| GOAL |
What is needed is an exact copy of the lines from the line containing "Clone this chart in matplotlib." to the line containing "110, 72, 50, 20, 0, 0]", both lines included, and nothing else.

| INPUT RECORDS |

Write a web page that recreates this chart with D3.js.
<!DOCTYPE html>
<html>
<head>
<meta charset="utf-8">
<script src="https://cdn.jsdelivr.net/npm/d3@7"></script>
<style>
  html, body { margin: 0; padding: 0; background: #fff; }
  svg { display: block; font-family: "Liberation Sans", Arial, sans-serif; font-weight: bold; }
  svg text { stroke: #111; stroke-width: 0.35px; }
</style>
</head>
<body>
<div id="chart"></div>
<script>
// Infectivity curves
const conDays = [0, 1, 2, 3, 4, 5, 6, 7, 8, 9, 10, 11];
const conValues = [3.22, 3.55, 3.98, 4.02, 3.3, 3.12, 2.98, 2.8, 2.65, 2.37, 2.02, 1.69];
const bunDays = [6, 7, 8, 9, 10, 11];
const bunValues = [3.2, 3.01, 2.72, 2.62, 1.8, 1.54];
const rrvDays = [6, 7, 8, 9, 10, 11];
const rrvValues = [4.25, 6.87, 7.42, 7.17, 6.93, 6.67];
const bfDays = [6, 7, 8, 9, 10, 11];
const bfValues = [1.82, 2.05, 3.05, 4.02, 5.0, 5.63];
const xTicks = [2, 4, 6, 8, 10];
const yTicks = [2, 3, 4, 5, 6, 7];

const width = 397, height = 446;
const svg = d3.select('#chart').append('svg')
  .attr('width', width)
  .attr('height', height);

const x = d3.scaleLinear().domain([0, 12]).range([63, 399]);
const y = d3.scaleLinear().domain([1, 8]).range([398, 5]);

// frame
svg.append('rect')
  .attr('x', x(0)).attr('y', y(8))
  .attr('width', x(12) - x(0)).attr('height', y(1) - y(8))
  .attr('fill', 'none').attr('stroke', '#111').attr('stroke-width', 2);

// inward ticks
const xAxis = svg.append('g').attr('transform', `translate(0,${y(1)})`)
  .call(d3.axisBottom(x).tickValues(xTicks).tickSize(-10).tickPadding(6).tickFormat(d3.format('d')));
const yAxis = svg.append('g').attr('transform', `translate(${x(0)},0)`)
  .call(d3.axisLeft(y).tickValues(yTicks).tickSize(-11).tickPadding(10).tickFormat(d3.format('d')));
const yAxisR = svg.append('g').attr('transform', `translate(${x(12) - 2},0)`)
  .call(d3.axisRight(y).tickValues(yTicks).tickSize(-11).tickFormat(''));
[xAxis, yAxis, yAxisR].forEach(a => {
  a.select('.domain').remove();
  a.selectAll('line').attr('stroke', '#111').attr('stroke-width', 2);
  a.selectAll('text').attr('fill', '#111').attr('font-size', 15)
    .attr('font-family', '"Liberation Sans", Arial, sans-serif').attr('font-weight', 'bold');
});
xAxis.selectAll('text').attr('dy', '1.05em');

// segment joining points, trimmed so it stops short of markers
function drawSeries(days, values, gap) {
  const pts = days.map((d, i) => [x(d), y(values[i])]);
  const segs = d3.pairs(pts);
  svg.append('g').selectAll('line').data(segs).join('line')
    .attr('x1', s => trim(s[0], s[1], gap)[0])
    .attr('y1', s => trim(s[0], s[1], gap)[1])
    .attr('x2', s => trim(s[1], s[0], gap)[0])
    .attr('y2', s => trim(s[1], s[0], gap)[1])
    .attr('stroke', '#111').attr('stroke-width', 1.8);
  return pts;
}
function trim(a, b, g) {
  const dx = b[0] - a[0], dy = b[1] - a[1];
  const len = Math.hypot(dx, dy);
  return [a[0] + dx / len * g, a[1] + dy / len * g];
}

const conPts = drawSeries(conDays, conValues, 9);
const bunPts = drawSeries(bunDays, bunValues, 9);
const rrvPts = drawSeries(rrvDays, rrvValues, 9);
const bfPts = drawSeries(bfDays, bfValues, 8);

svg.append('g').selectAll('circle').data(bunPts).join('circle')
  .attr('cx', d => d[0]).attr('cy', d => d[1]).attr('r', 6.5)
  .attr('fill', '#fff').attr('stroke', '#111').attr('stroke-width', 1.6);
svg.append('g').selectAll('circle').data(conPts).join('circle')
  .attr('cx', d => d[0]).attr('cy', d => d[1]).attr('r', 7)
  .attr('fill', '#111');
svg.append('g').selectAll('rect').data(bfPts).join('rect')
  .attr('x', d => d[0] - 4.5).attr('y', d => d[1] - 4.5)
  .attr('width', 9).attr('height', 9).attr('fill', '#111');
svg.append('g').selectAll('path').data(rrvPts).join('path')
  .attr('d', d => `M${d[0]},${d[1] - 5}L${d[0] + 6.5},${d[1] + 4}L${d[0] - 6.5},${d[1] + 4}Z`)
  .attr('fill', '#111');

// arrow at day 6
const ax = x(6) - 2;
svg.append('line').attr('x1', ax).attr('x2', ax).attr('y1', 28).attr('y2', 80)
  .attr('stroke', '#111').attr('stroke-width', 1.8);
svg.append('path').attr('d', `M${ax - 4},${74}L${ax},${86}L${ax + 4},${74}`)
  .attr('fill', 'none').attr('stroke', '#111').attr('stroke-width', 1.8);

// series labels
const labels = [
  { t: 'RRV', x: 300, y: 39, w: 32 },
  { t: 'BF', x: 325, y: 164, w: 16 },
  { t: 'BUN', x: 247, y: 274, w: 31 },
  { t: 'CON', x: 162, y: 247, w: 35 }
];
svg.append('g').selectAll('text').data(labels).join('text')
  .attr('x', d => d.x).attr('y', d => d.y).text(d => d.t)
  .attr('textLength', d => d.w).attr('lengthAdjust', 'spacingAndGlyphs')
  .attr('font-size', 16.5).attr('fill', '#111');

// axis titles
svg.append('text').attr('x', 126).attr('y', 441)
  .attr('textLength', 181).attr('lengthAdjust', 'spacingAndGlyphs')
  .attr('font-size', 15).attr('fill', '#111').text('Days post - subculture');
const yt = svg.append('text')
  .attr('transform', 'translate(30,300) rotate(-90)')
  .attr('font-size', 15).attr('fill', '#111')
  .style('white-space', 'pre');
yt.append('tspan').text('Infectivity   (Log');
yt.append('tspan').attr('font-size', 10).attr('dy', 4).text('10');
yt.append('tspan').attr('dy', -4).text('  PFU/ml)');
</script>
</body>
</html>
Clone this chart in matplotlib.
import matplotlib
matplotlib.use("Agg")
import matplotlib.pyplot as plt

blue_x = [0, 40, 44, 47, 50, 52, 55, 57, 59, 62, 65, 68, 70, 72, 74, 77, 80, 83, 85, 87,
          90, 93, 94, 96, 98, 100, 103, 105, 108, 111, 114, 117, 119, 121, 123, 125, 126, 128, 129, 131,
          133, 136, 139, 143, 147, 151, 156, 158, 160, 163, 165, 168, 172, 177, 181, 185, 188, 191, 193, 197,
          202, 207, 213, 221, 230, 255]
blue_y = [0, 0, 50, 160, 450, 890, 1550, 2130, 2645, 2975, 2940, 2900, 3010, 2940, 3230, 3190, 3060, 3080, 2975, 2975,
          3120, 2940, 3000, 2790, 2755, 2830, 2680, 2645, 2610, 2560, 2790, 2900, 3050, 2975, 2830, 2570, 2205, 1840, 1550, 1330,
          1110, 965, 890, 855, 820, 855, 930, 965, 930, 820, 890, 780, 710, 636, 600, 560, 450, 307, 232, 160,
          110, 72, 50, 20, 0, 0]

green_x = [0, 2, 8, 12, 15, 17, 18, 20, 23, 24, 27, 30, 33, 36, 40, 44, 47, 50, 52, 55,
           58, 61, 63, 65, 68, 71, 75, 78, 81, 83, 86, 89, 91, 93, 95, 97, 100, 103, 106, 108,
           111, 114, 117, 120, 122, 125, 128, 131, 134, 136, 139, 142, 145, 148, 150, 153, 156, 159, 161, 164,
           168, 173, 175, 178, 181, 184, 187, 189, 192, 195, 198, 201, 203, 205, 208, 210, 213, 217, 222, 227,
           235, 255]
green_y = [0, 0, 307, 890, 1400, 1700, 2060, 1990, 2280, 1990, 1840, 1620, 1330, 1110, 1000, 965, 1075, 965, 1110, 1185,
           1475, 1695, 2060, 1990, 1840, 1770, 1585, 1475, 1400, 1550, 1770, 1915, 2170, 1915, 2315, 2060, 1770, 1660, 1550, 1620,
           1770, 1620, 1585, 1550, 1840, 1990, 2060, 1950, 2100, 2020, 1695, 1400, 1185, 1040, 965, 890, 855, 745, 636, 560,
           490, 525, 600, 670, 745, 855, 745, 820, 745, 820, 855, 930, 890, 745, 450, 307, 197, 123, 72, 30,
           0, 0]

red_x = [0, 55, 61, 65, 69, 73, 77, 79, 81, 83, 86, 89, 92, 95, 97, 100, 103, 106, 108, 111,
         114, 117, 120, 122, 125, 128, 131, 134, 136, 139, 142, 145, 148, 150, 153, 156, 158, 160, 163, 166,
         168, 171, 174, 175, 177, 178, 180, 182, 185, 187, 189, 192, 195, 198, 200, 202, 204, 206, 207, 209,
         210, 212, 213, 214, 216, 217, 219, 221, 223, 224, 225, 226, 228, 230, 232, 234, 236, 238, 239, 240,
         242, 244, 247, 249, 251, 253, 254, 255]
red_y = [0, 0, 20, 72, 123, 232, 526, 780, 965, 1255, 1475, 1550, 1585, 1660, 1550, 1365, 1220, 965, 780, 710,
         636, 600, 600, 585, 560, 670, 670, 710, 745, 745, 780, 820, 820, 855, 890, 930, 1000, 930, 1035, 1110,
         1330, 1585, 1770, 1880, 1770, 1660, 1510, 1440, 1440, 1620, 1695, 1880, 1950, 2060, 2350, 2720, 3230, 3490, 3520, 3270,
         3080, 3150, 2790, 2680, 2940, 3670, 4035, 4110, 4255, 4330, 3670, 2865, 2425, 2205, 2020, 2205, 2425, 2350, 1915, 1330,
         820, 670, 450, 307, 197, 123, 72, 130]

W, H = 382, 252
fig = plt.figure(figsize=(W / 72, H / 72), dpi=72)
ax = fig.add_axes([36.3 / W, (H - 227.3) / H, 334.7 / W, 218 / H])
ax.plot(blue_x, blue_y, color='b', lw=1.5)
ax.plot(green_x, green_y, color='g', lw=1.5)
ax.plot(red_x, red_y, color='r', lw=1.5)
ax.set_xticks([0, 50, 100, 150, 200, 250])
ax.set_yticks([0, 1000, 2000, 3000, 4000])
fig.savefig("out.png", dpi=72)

| FINISHED ANSWER |
Clone this chart in matplotlib.
import matplotlib
matplotlib.use("Agg")
import matplotlib.pyplot as plt

blue_x = [0, 40, 44, 47, 50, 52, 55, 57, 59, 62, 65, 68, 70, 72, 74, 77, 80, 83, 85, 87,
          90, 93, 94, 96, 98, 100, 103, 105, 108, 111, 114, 117, 119, 121, 123, 125, 126, 128, 129, 131,
          133, 136, 139, 143, 147, 151, 156, 158, 160, 163, 165, 168, 172, 177, 181, 185, 188, 191, 193, 197,
          202, 207, 213, 221, 230, 255]
blue_y = [0, 0, 50, 160, 450, 890, 1550, 2130, 2645, 2975, 2940, 2900, 3010, 2940, 3230, 3190, 3060, 3080, 2975, 2975,
          3120, 2940, 3000, 2790, 2755, 2830, 2680, 2645, 2610, 2560, 2790, 2900, 3050, 2975, 2830, 2570, 2205, 1840, 1550, 1330,
          1110, 965, 890, 855, 820, 855, 930, 965, 930, 820, 890, 780, 710, 636, 600, 560, 450, 307, 232, 160,
          110, 72, 50, 20, 0, 0]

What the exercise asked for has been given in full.